Look at Blackberry. It took six years for them to [go from having] 90 percent of the smartphone market to being on the brink of bankruptcy. These dynamics are getting more and more challenging. I think companies lose a tremendous amount of perspective and context and lose the ability to fill blind spots that are going to kill them. That’s how I would describe it.
AG: What do you think C-level executives can do to take a bigger role in reversing the current conversation around immigration and becoming more inclusive to diverse hiring practices?
MG: Obviously, there are many layers to this, and there’s the national discussion. We can go back to that dark day in January when Trump issued the immigration ban, and the Silicon Valley community — which is largely a Libertarian politics-based community — was incredibly vocal in terms of their resistance to it. I don’t know how effective they were, but they were very vocal about it.

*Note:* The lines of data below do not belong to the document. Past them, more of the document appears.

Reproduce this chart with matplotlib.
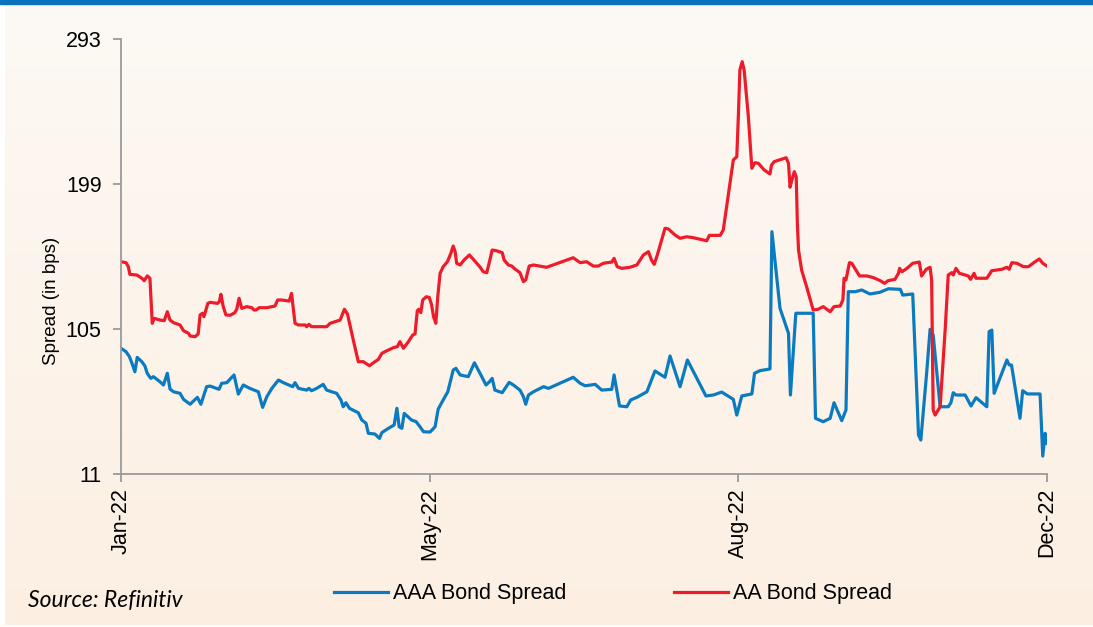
import numpy as np
import matplotlib
matplotlib.use('Agg')
import matplotlib.pyplot as plt
from matplotlib.patches import Rectangle

# trading-day index (ticks every 80 sessions) and spread in bps
aa_x = [0, 1.3, 1.9, 2.3, 4.1, 5.4, 6.0, 6.8, 7.5, 8.1, 8.6, 10.1, 11.2, 12.0, 12.7, 13.6, 15.3, 16.2,
        17.5, 17.9, 19.2, 20.0, 20.5, 21.1, 21.5, 22.5, 23.1, 25.0, 25.5, 25.9, 26.5, 27.2, 28.3, 29.5,
        30.0, 30.6, 31.3, 32.6, 33.9, 34.5, 35.0, 35.8, 37.8, 39.9, 40.6, 41.6, 43.6, 44.2, 45.1, 46.0,
        47.7, 48.1, 48.7, 49.4, 53.3, 54.2, 56.8, 57.9, 58.7, 60.2, 61.5, 62.8, 64.4, 65.4, 66.7, 67.6,
        68.9, 70.6, 71.6, 72.3, 73.2, 74.5, 75.6, 76.2, 76.8, 77.2, 77.7, 78.2, 79.1, 79.9, 80.5, 81.0,
        81.6, 82.1, 82.7, 83.5, 84.6, 85.5, 86.1, 86.6, 87.0, 87.9, 88.9, 90.3, 91.3, 93.1, 93.9, 94.8,
        95.6, 96.2, 97.2, 98.8, 99.3, 100.4, 101.3, 101.9, 103.4, 104.3, 104.9, 105.8, 106.9, 109.5,
        110.3, 117.2, 119.0, 120.7, 122.4, 123.7, 125.0, 127.2, 127.8, 128.6, 129.8, 131.9, 133.7, 135.4,
        136.7, 137.5, 138.2, 139.0, 141.0, 141.9, 143.6, 144.9, 146.6, 148.3, 151.8, 152.5, 155.3, 156.1,
        158.7, 159.6, 160.0, 160.4, 161.0, 161.5, 162.6, 163.5, 164.3, 165.2, 166.7, 168.2, 168.6, 169.3,
        172.4, 173.0, 173.4, 174.0, 174.5, 175.0, 175.3, 175.6, 176.4, 177.7, 179.4, 180.7, 182.0, 183.8,
        184.8, 186.4, 187.1, 187.4, 187.9, 188.8, 189.4, 191.4, 193.3, 195.0, 196.8, 197.9, 198.8, 200.6,
        201.5, 201.8, 202.4, 203.7, 205.2, 206.9, 207.5, 208.7, 209.7, 210.1, 210.5, 211.0, 212.3, 213.6,
        214.4, 215.3, 215.7, 216.4, 217.3, 219.6, 220.2, 221.1, 221.6, 224.4, 225.7, 228.3, 229.6, 230.2,
        230.9, 232.2, 233.9, 235.2, 236.9, 238.0, 238.9, 240.0]
aa_y = [148.6, 148.0, 145.4, 140.4, 140.0, 137.9, 136.3, 139.4, 137.9, 108.7, 111.9, 110.8, 110.4, 116.2,
        110.8, 109.1, 107.6, 103.9, 102.2, 100.5, 100.0, 101.8, 114.1, 115.2, 113.0, 121.6, 122.3, 121.6,
        122.7, 127.5, 119.5, 114.1, 113.9, 115.6, 117.8, 124.9, 118.4, 119.5, 118.8, 117.3, 117.3, 118.8,
        118.8, 119.9, 123.8, 123.8, 123.1, 128.1, 108.7, 107.6, 107.6, 106.5, 108.0, 106.5, 106.5, 108.7,
        110.8, 117.8, 114.7, 97.9, 83.8, 83.8, 81.2, 83.1, 85.3, 89.2, 90.9, 92.9, 93.5, 96.8, 92.5, 96.8,
        101.1, 101.8, 116.9, 117.8, 115.6, 123.8, 125.9, 125.5, 120.6, 113.0, 108.7, 125.9, 141.1, 145.4,
        148.6, 154.1, 158.8, 155.1, 147.6, 146.5, 149.7, 153.0, 150.2, 145.0, 142.1, 141.5, 149.7, 156.2,
        155.8, 154.5, 149.7, 146.5, 145.8, 144.3, 141.5, 135.7, 136.8, 145.8, 146.5, 145.4, 145.0, 151.2,
        148.0, 148.6, 145.8, 145.8, 147.6, 148.4, 150.8, 145.4, 144.3, 145.0, 146.5, 153.0, 155.1, 149.7,
        146.9, 153.0, 170.3, 169.8, 165.9, 163.8, 164.8, 164.2, 162.2, 165.7, 165.7, 169.2, 214.6, 216.7,
        242.6, 272.9, 278.3, 272.9, 242.6, 209.2, 212.8, 212.4, 208.1, 205.5, 211.3, 213.5, 216.0, 212.4,
        196.9, 202.7, 207.0, 203.7, 173.5, 156.2, 143.2, 132.4, 117.3, 117.8, 119.5, 116.2, 119.5, 119.9,
        123.8, 137.9, 136.8, 148.0, 147.6, 139.4, 139.4, 138.3, 136.3, 134.6, 136.3, 137.2, 141.1, 144.3,
        142.1, 144.3, 147.6, 148.4, 139.4, 143.7, 145.0, 136.8, 52.5, 49.2, 54.6, 104.3, 140.0, 141.5,
        140.0, 144.3, 141.1, 139.4, 137.2, 141.1, 137.9, 137.9, 142.8, 143.7, 145.0, 143.7, 148.0, 147.6,
        145.4, 145.4, 148.6, 150.4, 147.6, 145.8]

aaa_x = [0, 1.3, 2.2, 3.0, 3.6, 4.2, 5.4, 6.2, 6.8, 7.7, 8.4, 10.1, 11.0, 12.0, 12.7, 13.6, 15.3, 16.2,
         17.9, 19.8, 20.7, 22.2, 23.1, 25.4, 26.1, 27.4, 29.3, 30.4, 31.7, 33.4, 35.6, 36.7, 37.8, 39.1,
         40.8, 42.1, 44.5, 45.1, 46.0, 48.1, 48.7, 49.4, 50.7, 52.4, 53.3, 54.6, 55.9, 57.0, 57.6, 58.3,
         59.2, 61.5, 62.4, 63.5, 64.1, 65.8, 67.0, 67.6, 69.3, 70.8, 71.5, 72.1, 72.8, 73.4, 75.3, 76.5,
         77.5, 78.4, 80.1, 81.4, 82.2, 83.5, 84.7, 86.1, 86.8, 87.9, 90.0, 91.6, 93.5, 94.6, 95.5, 96.2,
         96.9, 98.8, 100.6, 101.7, 103.4, 104.3, 104.9, 105.6, 106.9, 109.5, 110.8, 117.2, 119.0, 120.3,
         122.9, 124.6, 127.2, 127.8, 129.2, 131.1, 132.1, 133.7, 136.3, 138.4, 141.0, 142.3, 144.9, 146.8,
         151.6, 153.5, 155.7, 158.7, 159.6, 160.9, 163.5, 164.2, 165.6, 168.2, 168.7, 170.8, 173.0, 173.5,
         174.9, 179.4, 180.0, 182.0, 183.8, 184.8, 186.8, 187.9, 188.5, 190.3, 192.0, 194.1, 196.7, 198.9,
         202.0, 202.6, 205.2, 206.7, 207.3, 208.8, 209.7, 210.5, 212.3, 214.4, 215.1, 215.7, 216.4, 218.8,
         220.3, 221.6, 224.4, 225.0, 225.7, 226.3, 229.6, 230.2, 230.8, 233.0, 233.7, 234.9, 238.2, 238.9,
         239.5, 240.0]
aaa_y = [92.5, 90.3, 87.0, 81.7, 77.3, 86.6, 83.8, 81.0, 76.3, 73.0, 74.1, 70.8, 68.7, 76.3, 66.1, 64.3,
         63.3, 59.4, 56.2, 60.7, 56.2, 67.6, 68.0, 65.9, 69.8, 70.2, 75.2, 62.8, 68.7, 66.5, 64.3, 54.2,
         61.1, 66.5, 71.9, 70.2, 67.6, 70.2, 66.5, 65.4, 66.5, 65.0, 66.5, 69.1, 65.4, 64.3, 63.3, 59.0,
         54.6, 57.2, 53.6, 50.7, 46.0, 43.9, 37.4, 36.9, 34.1, 37.8, 40.6, 42.8, 53.6, 41.6, 40.6, 50.3,
         46.0, 44.9, 41.6, 38.4, 38.2, 41.6, 53.0, 59.0, 64.3, 78.4, 79.5, 75.2, 74.1, 83.1, 74.1, 68.7,
         70.8, 73.0, 65.4, 63.7, 70.4, 68.7, 65.4, 61.1, 56.2, 62.2, 64.3, 67.6, 66.5, 73.7, 69.8, 68.2,
         69.1, 65.4, 65.9, 75.2, 55.1, 54.6, 59.0, 60.7, 64.3, 77.8, 73.7, 87.5, 67.6, 84.9, 61.6, 62.2,
         64.1, 59.4, 49.2, 61.6, 62.9, 76.3, 78.0, 79.1, 168.1, 118.4, 102.2, 62.2, 115.2, 115.2, 47.1,
         44.9, 47.1, 57.2, 45.6, 52.5, 129.2, 129.2, 130.3, 127.7, 128.8, 131.1, 130.7, 127.0, 127.7,
         36.3, 33.0, 76.3, 104.8, 101.1, 54.6, 54.6, 57.2, 63.7, 62.2, 62.2, 55.1, 60.5, 54.6, 103.3,
         104.3, 63.3, 84.9, 81.7, 81.7, 47.1, 65.0, 62.9, 62.9, 22.6, 37.4, 30.9]

tick_pos = [0, 80, 160, 240]
tick_labels = ['Jan-22', 'May-22', 'Aug-22', 'Dec-22']
y_ticks = [11, 105, 199, 293]

W, H = 1093, 627
plt.rcParams['font.family'] = ['Liberation Sans', 'DejaVu Sans']
fig = plt.figure(figsize=(W / 100, H / 100), dpi=100, facecolor='white')

# cream gradient panel
bg = fig.add_axes([5 / W, 2 / H, 1088 / W, 621 / H], zorder=-2)
top = np.array([253, 249, 244]) / 255
bot = np.array([252, 239, 226]) / 255
t = np.linspace(0, 1, 256)[:, None]
grad = (top * (1 - t) + bot * t)[:, None, :]
bg.imshow(grad, aspect='auto', extent=[0, 1, 0, 1])
bg.axis('off')
fig.patches.append(Rectangle((0, 1 - 4 / H), 1, 4 / H, transform=fig.transFigure,
                             color='#0a72bd', zorder=5))

ax = fig.add_axes([121 / W, (H - 474) / H, 926 / W, 435 / H])
ax.set_facecolor('none')
ax.plot(aaa_x, aaa_y, color='#0b7bc1', lw=2.3, label='AAA Bond Spread')
ax.plot(aa_x, aa_y, color='#ee1c2a', lw=2.3, label='AA Bond Spread')

ax.set_xlim(0, 240)
ax.set_ylim(11, 293)
ax.set_yticks(y_ticks)
ax.set_xticks(tick_pos)
ax.set_xticklabels(tick_labels, rotation=90)
for s in ['top', 'right']:
    ax.spines[s].set_visible(False)
for s in ['left', 'bottom']:
    ax.spines[s].set_color('#9a9a9a')
    ax.spines[s].set_linewidth(1.3)
ax.tick_params(axis='both', colors='#9a9a9a', labelcolor='black', labelsize=15.5,
               length=6, width=1.3)
ax.tick_params(axis='y', pad=8)
ax.tick_params(axis='x', pad=4)

fig.text(51 / W, (H - 301) / H, 'Spread (in bps)', fontsize=13.5, rotation=90,
         ha='center', va='center')

fig.legend(loc='center', bbox_to_anchor=(613 / W, 33 / H), ncol=2, frameon=False,
           fontsize=15.5, handlelength=2.5, handletextpad=0.25, columnspacing=5.0)
fig.text(28 / W, 27 / H, 'Source: Refinitiv', fontsize=16.5, style='italic',
         family=['Lato', 'DejaVu Sans'], va='center', ha='left')

fig.savefig('out.png', dpi=100, facecolor=fig.get_facecolor())
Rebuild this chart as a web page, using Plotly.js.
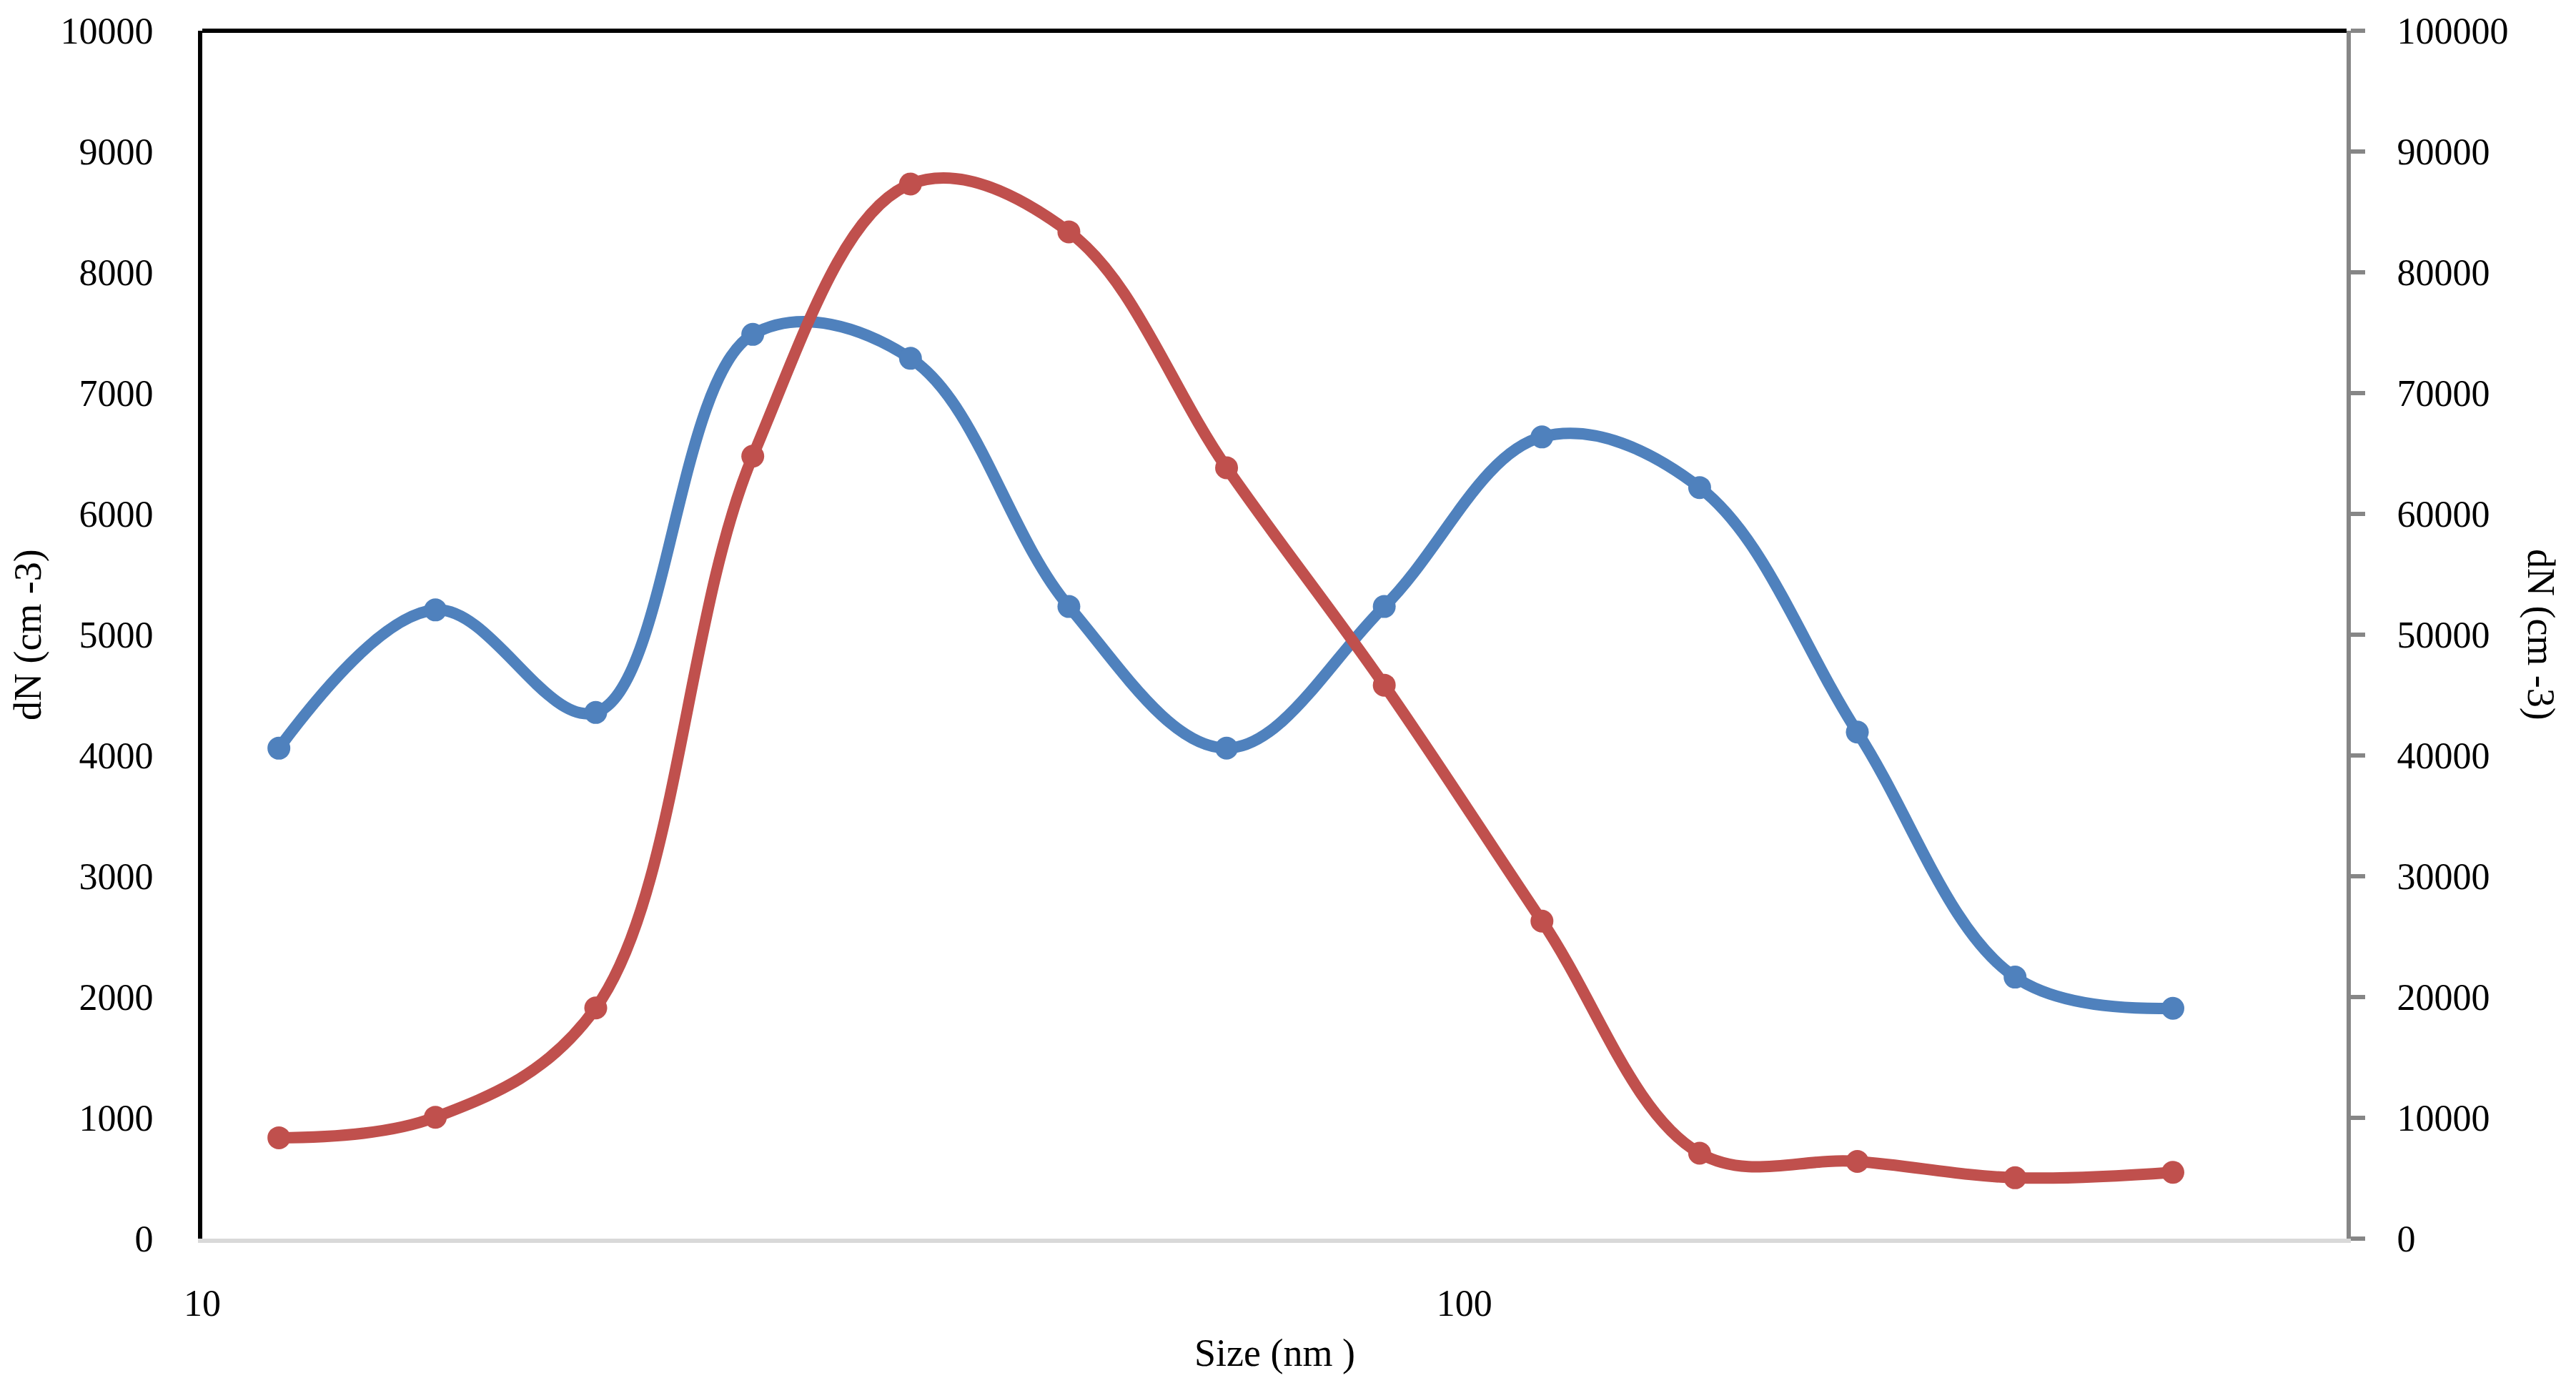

Now we know, more recently, these sexual harassment scandals in Silicon Valley, and the terrible track record of what are, purportedly, very progressive companies like Google and Apple. They say they’re progressive, but you look at the number of females working in these companies — it’s very disappointing given what year we’re in.
There’s a tremendous amount of lip service being paid to this stuff. At the end of the day, there’s many levels to it, but if you’re not focused on, and valuing, diversity in your own company, you can say anything you want to a reporter, anything you want to your Congress person. What matters is what you do.
It’s a competitive advantage, quite frankly. I think anybody who understands the power of diversity has a unique competitive advantage in the way they build their businesses.